L’un est illuminé et cosmique, l’autre plus classique et inventif : les deux jazzmen ont enflammé la scène du théâtre !

Thomas de Pourquery
cl Marie Line Bonneau
Depuis quelque temps on entendait une rumeur sourde susurrée dans les recoins du Carré-Saint-Vincent : à quand le retour du « vrai jazz ? » au festival bien nommé « Jazz or Jazz » de la Scène Nationale. Certains « intégristes » n’hésitant à manifester leurs attentes du retour des « fondamentaux » après une plongée profonde dans les eaux de la « world music », du jazz métissé d’Afrique et de Cuba avant l’apothéose attendue du maître Selif Keita.
Et puis le miracle est arrivé vendredi soir avec le double concert de Thomas de Pourquery et d’Erik Truffaz, deux maîtres du saxo et de la trompette mais aussi d’un jazz créatif et innovant, dépassant des limites bien bordées. A priori les deux jazzmen vivent sur deux planètes différentes, l’un cosaque tonitruant et explosif, l’autre bohème et urbain. Malgré ces différences le jazz et la poésie les réunissent dans des envolées lyriques et lunaires où le saxo se conjugue habilement avec la musique électronique et ses envolées planantes.
Thomas de Pourquery, supersonic
Avec son quintette Supersonic, Thomas de Pourquery mène un combat contre ses pulsions libertaires et illuminées explorant des mondes parallèles. Immergé dans son spectacle « sons of love » on le sent inspiré par Stan Getz pour le saxo, par Franck Zappa pour la voix, par Sun Ra pour l’exploration de mondes lointains avec une musique polyphonique qui nous entraîne loin de la scène avant de retomber sur terre.
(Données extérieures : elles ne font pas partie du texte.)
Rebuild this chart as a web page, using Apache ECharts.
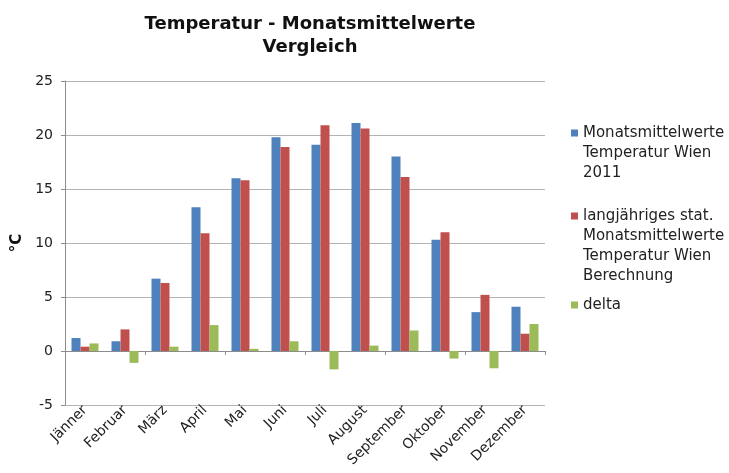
<!DOCTYPE html>
<html>
<head>
<meta charset="utf-8">
<script src="https://cdn.jsdelivr.net/npm/echarts@6/dist/echarts.min.js"></script>
<style>
html, body { margin: 0; padding: 0; background: #fff; }
#chart { width: 729px; height: 473px; }
</style>
</head>
<body>
<div id="chart"></div>
<script>
// Monate
var months = ['Jänner', 'Februar', 'März', 'April', 'Mai', 'Juni', 'Juli', 'August', 'September', 'Oktober', 'November', 'Dezember'];
// Monatsmittelwerte 2011
var wien2011 = [1.2, 0.9, 6.7, 13.3, 16.0, 19.8, 19.1, 21.1, 18.0, 10.3, 3.6, 4.1];
// langjährige Mittelwerte
var langjaehrig = [0.4, 2.0, 6.3, 10.9, 15.8, 18.9, 20.9, 20.6, 16.1, 11.0, 5.2, 1.6];
// Differenz
var delta = [0.7, -1.1, 0.4, 2.4, 0.2, 0.9, -1.7, 0.5, 1.9, -0.7, -1.6, 2.5];

var names = [
	'Monatsmittelwerte\nTemperatur Wien\n2011',
	'langjähriges stat.\nMonatsmittelwerte\nTemperatur Wien\nBerechnung',
	'delta'
];
var colors = ['#4f81bd', '#c0504d', '#9bbb59'];
var font = 'DejaVu Sans, Verdana, sans-serif';
var lineH = 20;

var chart = echarts.init(document.getElementById('chart'));

// eine Legende pro Eintrag; Symbol als hoher Pfad, Quadrat auf Höhe der ersten Zeile
var firstLine = [133, 216, 305];
var legends = names.map(function (n, i) {
	var lines = n.split('\n').length;
	var h = lines * lineH;
	var y0 = lineH / 2 - 3.5;
	var icon = 'path://M0,0L0.01,0M0,' + y0 + 'h7v7h-7zM0,' + h + 'L0.01,' + h;
	return {
		left: 571,
		top: firstLine[i] - lineH / 2,
		padding: 0,
		orient: 'vertical',
		itemWidth: 7,
		itemHeight: h,
		icon: icon,
		selectedMode: false,
		data: [n],
		textStyle: { fontFamily: font, fontSize: 15, color: '#222', lineHeight: lineH }
	};
});

chart.setOption({
	animation: false,
	backgroundColor: '#fff',
	title: {
		text: 'Temperatur - Monatsmittelwerte\nVergleich',
		left: 305,
		textAlign: 'center',
		top: 8,
		textStyle: { fontFamily: font, fontSize: 18, fontWeight: 'bold', color: '#111', lineHeight: 23 }
	},
	legend: legends,
	grid: { left: 65, right: 184, top: 81, bottom: 68, containLabel: false },
	xAxis: [{
		type: 'category',
		data: months,
		axisLine: { show: false, onZero: false },
		axisTick: { show: false },
		axisLabel: { rotate: 45, interval: 0, margin: 3, fontSize: 14, fontFamily: font, color: '#222' }
	}, {
		type: 'category',
		data: months,
		position: 'bottom',
		axisLine: { show: true, onZero: true, lineStyle: { color: '#8c8c8c' } },
		axisTick: { show: true, length: 4, lineStyle: { color: '#8c8c8c' } },
		axisLabel: { show: false }
	}],
	yAxis: {
		type: 'value',
		min: -5,
		max: 25,
		interval: 5,
		name: '°C',
		nameLocation: 'middle',
		nameRotate: 90,
		nameGap: 40,
		nameTextStyle: { fontFamily: font, fontSize: 15, fontWeight: 'bold', color: '#111' },
		axisLine: { show: true, lineStyle: { color: '#8c8c8c' } },
		axisTick: { show: true, length: 4, lineStyle: { color: '#8c8c8c' } },
		axisLabel: { margin: 12, fontFamily: font, fontSize: 14, color: '#222' },
		splitLine: { lineStyle: { color: '#b3b3b3' } }
	},
	series: names.map(function (n, i) {
		return {
			name: n,
			type: 'bar',
			xAxisIndex: 0,
			data: [wien2011, langjaehrig, delta][i],
			barWidth: 9,
			barGap: '0%',
			itemStyle: { color: colors[i] }
		};
	})
});
</script>
</body>
</html>
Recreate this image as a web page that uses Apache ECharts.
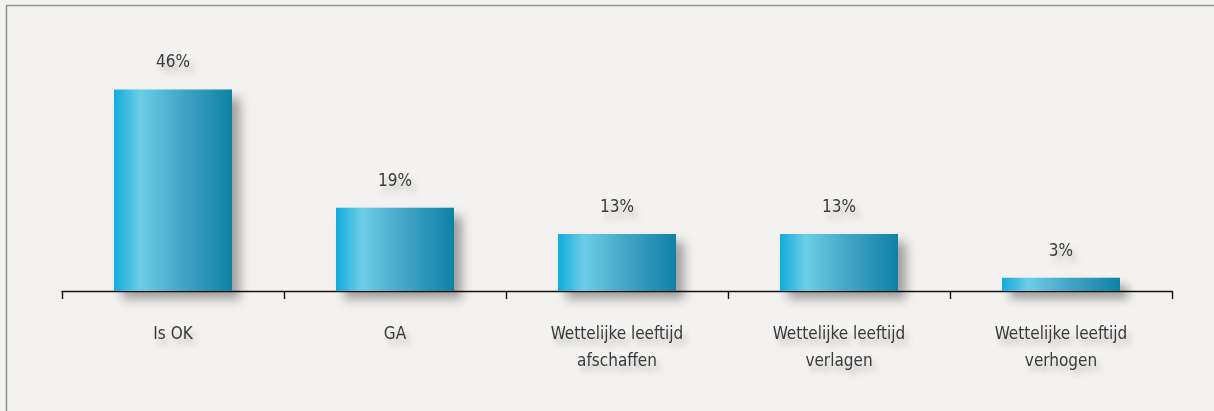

Tour à tour acteur, animateur chaleureux de scène enrôlant le public dans son spectacle Thomas de Pourquery mobilise les énergies avec sa voix inimitable et son jazz électrique endiablé alternant ballades doucereuses, morceaux fiévreux et déchaînements électriques. On frôle ici les frontières du rock, parfois de la pop, avec un hard jazz voire même un post jazz mais au service d’un même mission : emmener le public vers les transes, le faire évader par la poésie de cette triste réalités quotidienne. Thomas Pourquery sait faire, et quand il explose c’est pour mieux se retrouver et entrainer un public béat et abasourdi par sa poésie et les envolées de son saxo comme Bruel le ferait avec ses midinettes. Le charme est complet et le public pas rassasié.
Virtuosité et inventivité d’Erik Truffaz
Mais Erik Truffaz allait-il faire retomber la pression ? Il est certes moins volubile que son compère, moins « populiste » (c’est à la mode !) pour subjuguer le public dans sa bulle, moins exubérant en affichant une vision plus calme et plus bohème de la musique. Mais méfions-nous des eaux calmes ! Entouré d’une équipe rodée à tous les exercices et surtout du rappeur Nya qui se trémousse pour mieux partager son rap urbain et apaisé.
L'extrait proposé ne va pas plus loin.